In Arthurian legend, Gorlois () of Tintagel, Duke of Cornwall, is the first husband of Igraine, whose second husband is Uther Pendragon. Gorlois's name first appears in Geoffrey of Monmouth's Historia Regum Britanniae (). A vassal of Ambrosius Aurelianus, his arrival at the Battle of Kaerconan ensures the defeat of Hengist. In Wace's Roman de Brut, when Hengist's son Octa and his cousin Ossa rebel, Gorlois helps Uther defeat them at York.

Narrative
After he succeeds his brother, Ambrosius, Uther holds a feast for his nobles, and seeing Igraine, falls in love with her. Sensing Uther's interest, Igraine asks her husband to take her back home to Cornwall. He placed her at the more defensible Tintagel Castle, while he prepared to defend his territory from Dimilioc. Incensed at their departing without leave, Uther lays siege to Gorlois' castles to little effect. He consults his friend Ulfin who tells him that the lady can hardly look favorably on someone who makes war on her husband, and suggests the king seek advice from Merlin in gaining access to Tintagel. Merlin devises an enchantment that disguises Uther in the form of Gorlois. In this form he approaches his love and they sleep together, conceiving Arthur. Unbeknownst to either of them, the real Gorlois has been killed that very night in battle against Uther's troops. Eventually Igraine is persuaded to marry Uther.
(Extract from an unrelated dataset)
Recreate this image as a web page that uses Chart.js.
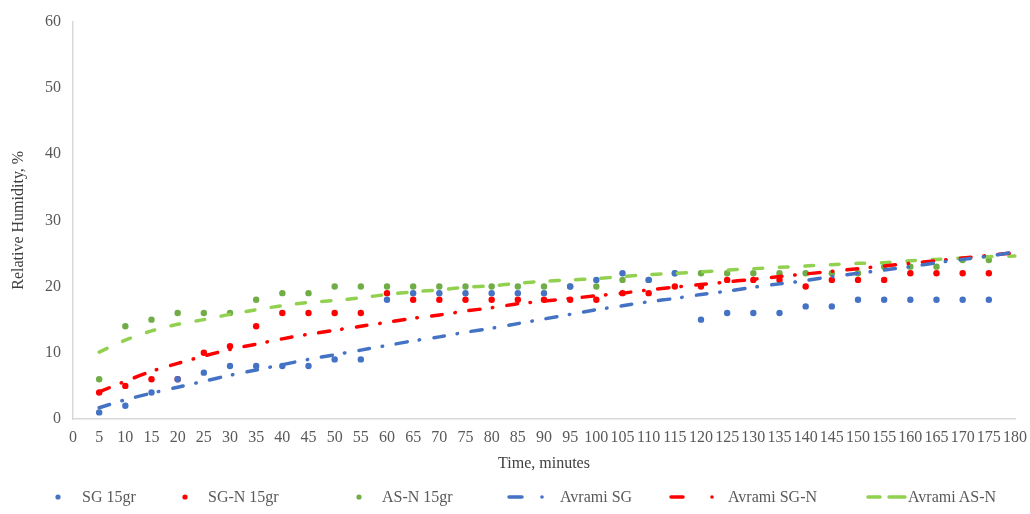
<!DOCTYPE html>
<html>
<head>
<meta charset="utf-8">
<script src="https://cdn.jsdelivr.net/npm/chart.js@4.4.1/dist/chart.umd.min.js"></script>
<style>
  body { margin: 0; background: #fff; }
  #wrap { position: relative; width: 1030px; height: 514px; }
  #legend { position: absolute; left: 0; top: 486px; width: 1030px; height: 22px;
    font: 16px "Liberation Serif", "Times New Roman", serif; color: #595959; }
  .item { position: absolute; top: 0; height: 22px; display: flex; align-items: center; white-space: nowrap; }
  .item svg { display: block; }
</style>
</head>
<body>
<div id="wrap">
  <canvas id="chart" width="1030" height="514"></canvas>
  <div id="legend"></div>
</div>
<script>
const times = ["0","5","10","15","20","25","30","35","40","45","50","55","60","65","70","75","80","85","90",
  "95","100","105","110","115","120","125","130","135","140","145","150","155","160","165","170","175","180"];

// measured points
const sg15  = [null,1,2,4,6,7,8,8,8,8,9,9,18,19,19,19,19,19,19,20,21,22,21,22,15,16,16,16,17,17,18,18,18,18,18,18,null];
const sgN15 = [null,4,5,6,6,10,11,14,16,16,16,16,19,18,18,18,18,18,18,18,18,19,19,20,20,21,21,21,20,21,21,21,22,22,22,22,null];
const asN15 = [null,6,14,15,16,16,16,18,19,19,20,20,20,20,20,20,20,20,20,20,20,21,21,22,22,22,22,22,22,22,22,23,23,23,24,24,null];

// Avrami fits
const avramiSG  = [null,1.7,2.9,3.9,4.8,5.7,6.6,7.4,8.2,9.0,9.7,10.4,11.1,11.8,12.4,13.1,13.7,14.4,15.1,15.8,16.5,
  17.1,17.7,18.2,18.8,19.3,19.9,20.4,20.9,21.5,22.0,22.5,23.0,23.6,24.1,24.6,25.2];
const avramiSGN = [null,4.1,5.7,7.2,8.4,9.5,10.5,11.3,12.1,12.8,13.4,14.0,14.6,15.2,15.7,16.3,16.8,17.4,17.8,18.2,18.6,
  19.0,19.5,19.9,20.3,20.7,21.1,21.5,21.9,22.3,22.7,23.1,23.5,23.9,24.3,24.7,25.1];
const avramiASN = [null,10.1,11.9,13.3,14.3,15.0,15.8,16.5,17.1,17.6,17.9,18.3,18.8,19.2,19.5,19.9,20.1,20.5,20.8,21.0,21.2,
  21.5,21.8,22.0,22.2,22.5,22.7,22.9,23.1,23.3,23.5,23.6,23.9,24.1,24.3,24.5,24.6];

const BLUE = "#4472c4", RED = "#ff0000", GREEN = "#70ad47", LGREEN = "#92d050";
const FONT = "'Liberation Serif', 'Times New Roman', serif";

function dots(label, data, color) {
  return { label, data, borderColor: color, backgroundColor: color, showLine: false,
    pointRadius: 3.2, pointHoverRadius: 3.2, pointBorderWidth: 0, order: 2 };
}
function fit(label, data, color, dash) {
  return { label, data, borderColor: color, backgroundColor: color, borderWidth: 3.5,
    borderDash: dash, borderCapStyle: "round", pointRadius: 0, tension: 0.3, fill: false, order: 1 };
}

new Chart(document.getElementById("chart"), {
  type: "line",
  data: {
    labels: times,
    datasets: [
      dots("SG 15gr", sg15, BLUE),
      dots("SG-N 15gr", sgN15, RED),
      dots("AS-N 15gr", asN15, GREEN),
      fit("Avrami SG", avramiSG, BLUE, [11, 12.5, 0.5, 14]),
      fit("Avrami SG-N", avramiSGN, RED, [11, 12.5, 0.5, 14]),
      fit("Avrami AS-N", avramiASN, LGREEN, [9, 16.5]),
    ],
  },
  options: {
    responsive: false,
    animation: false,
    layout: { padding: { left: 0, right: 15, top: 17, bottom: 35 } },
    plugins: { legend: { display: false }, tooltip: { enabled: false } },
    scales: {
      x: {
        offset: false,
        grid: { display: false, drawTicks: false },
        border: { display: true, color: "#d9d9d9", width: 1.5 },
        ticks: { autoSkip: false, maxRotation: 0, padding: 9, color: "#595959", font: { family: FONT, size: 16 } },
        title: { display: true, text: "Time, minutes", color: "#404040", padding: { top: 2, bottom: 6 },
          font: { family: FONT, size: 16 } },
        afterFit: (s) => { s.height = 60; s.paddingRight = 0; s.paddingLeft = 0; },
      },
      y: {
        min: 0, max: 60,
        grid: { display: false, drawTicks: false },
        border: { display: true, color: "#d9d9d9", width: 1.5 },
        ticks: { stepSize: 10, padding: 12, color: "#595959", font: { family: FONT, size: 16 } },
        title: { display: true, text: "Relative Humidity, %", color: "#404040", padding: { top: 9, bottom: 0 },
          font: { family: FONT, size: 16 } },
        afterFit: (s) => { s.width = 73; },
      },
    },
  },
});

// legend
const legendItems = [
  { left: 54, w: 28, icon: `<circle cx="4" cy="11" r="2.6" fill="${BLUE}"/>`, text: "SG 15gr" },
  { left: 181, w: 27, icon: `<circle cx="4" cy="11" r="2.6" fill="${RED}"/>`, text: "SG-N 15gr" },
  { left: 355, w: 27, icon: `<circle cx="4" cy="11" r="2.6" fill="${GREEN}"/>`, text: "AS-N 15gr" },
  { left: 506, w: 54, icon: `<line x1="3" y1="11" x2="16" y2="11" stroke="${BLUE}" stroke-width="3.5" stroke-linecap="round"/><circle cx="36" cy="11" r="1.8" fill="${BLUE}"/>`, text: "Avrami SG" },
  { left: 668, w: 60, icon: `<line x1="3" y1="11" x2="15" y2="11" stroke="${RED}" stroke-width="3.5" stroke-linecap="round"/><circle cx="44" cy="11" r="1.8" fill="${RED}"/>`, text: "Avrami SG-N" },
  { left: 865, w: 43, icon: `<line x1="3" y1="11" x2="15" y2="11" stroke="${LGREEN}" stroke-width="3.5" stroke-linecap="round"/><line x1="24" y1="11" x2="40" y2="11" stroke="${LGREEN}" stroke-width="3.5" stroke-linecap="round"/>`, text: "Avrami AS-N" },
];
document.getElementById("legend").innerHTML = legendItems.map((it) => `
  <div class="item" style="left:${it.left}px"><svg width="${it.w}" height="22">${it.icon}</svg><span>${it.text}</span></div>`).join("");
</script>
</body>
</html>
Gorlois is the father of Morgan le Fay, Morgause, and Elaine of Garlot. Later treatments, such as the Vulgate Cycle and Thomas Malory's Le Morte d'Arthur expand on this outline by having Gorlois's daughters married off to vassals of Uther: Elaine to King Nentres of Garlot, Morgause to King Lot of Orkney, and (after she has received an education in a convent) Morgan to King Urien. Arthur is spared any knowledge of his half-sisters after he is whisked away by Merlin to be raised by Sir Ector.

Other mentions
The 11th/12th century Welsh text Culhwch and Olwen lists "Gormant son of Rica (Arthur's brother on his mother's side, his father the chief elder of Cornwall)". The text can be read with either Gormant or Ricca being Arthur's half-brother, and is a parallel to later stories of Gorlois and Igraine. Scholars Rachel Bromwich and D. Simon Evans note the similarity between the Gor- element in Gormant and Gorlois' names, which may equate them, or could reflect a known practice in some late antiquity and early medieval European dynasties to share a name prefix. Ricca could be an earlier name given to the husband of Igraine, or could be equated with Ricatus, a possible later king of Cornwall. The Peniarth triads give the same title—Arthur's chief elder at Celliwig, Cornwall—to Caradoc, which could also equate him with either Ricca, or his father.

In the Brut Tysilio, a Welsh version of Geoffrey's work, Gorlois is the father of Cador, Duke of Cornwall, presumably by Igraine. In Thomas Hughes' 1587 play The Misfortunes of Arthur, Gorlois' ghost condemns Arthur for his father's treachery. Richard Carew's Survey of Cornwall (1602) places Gorlois as husband of Igerna and duke of Cornwall in 500 AD, who is succeeded by Earl Cador by 526 AD. The Book of Baglan (1600–1607) calls him Gurleis, Goulisor, or Gwrleis, duke or prince of Cornwall, and husband of Eigyr; he is the father of Cador, and son of Sortogus, a direct male-line descendant of Maxentius, Dyfnwal Moelmud, Camber and Brutus of Troy.

William Worcester travelled to Cornwall in 1478, and recorded in his Itineraries that "Tador Duke of Cornwall, husband of the mother of Arthur was slain" at Castle an Dinas. This is generally interpreted as a conflation of Gorlois with Cador, and as an alternative place of Gorlois' death, differing from the Historia Regum Britanniaes account that he died at Dimilioc.

Henry Jenner considered Gorlois to be a real fifth or sixth century figure, either a petty chief and vassal of the Royal House of Dumnonia, or of the line of the original chiefs of the Dumnonii if the kings of Dumnonia were the leaders of the Britons displaced by the Saxons. He suggested that Bosworlas (in St Just) and Treworlas were place names taken from Gorlois, and notes that Bosworlas () is very close to Bosigran ().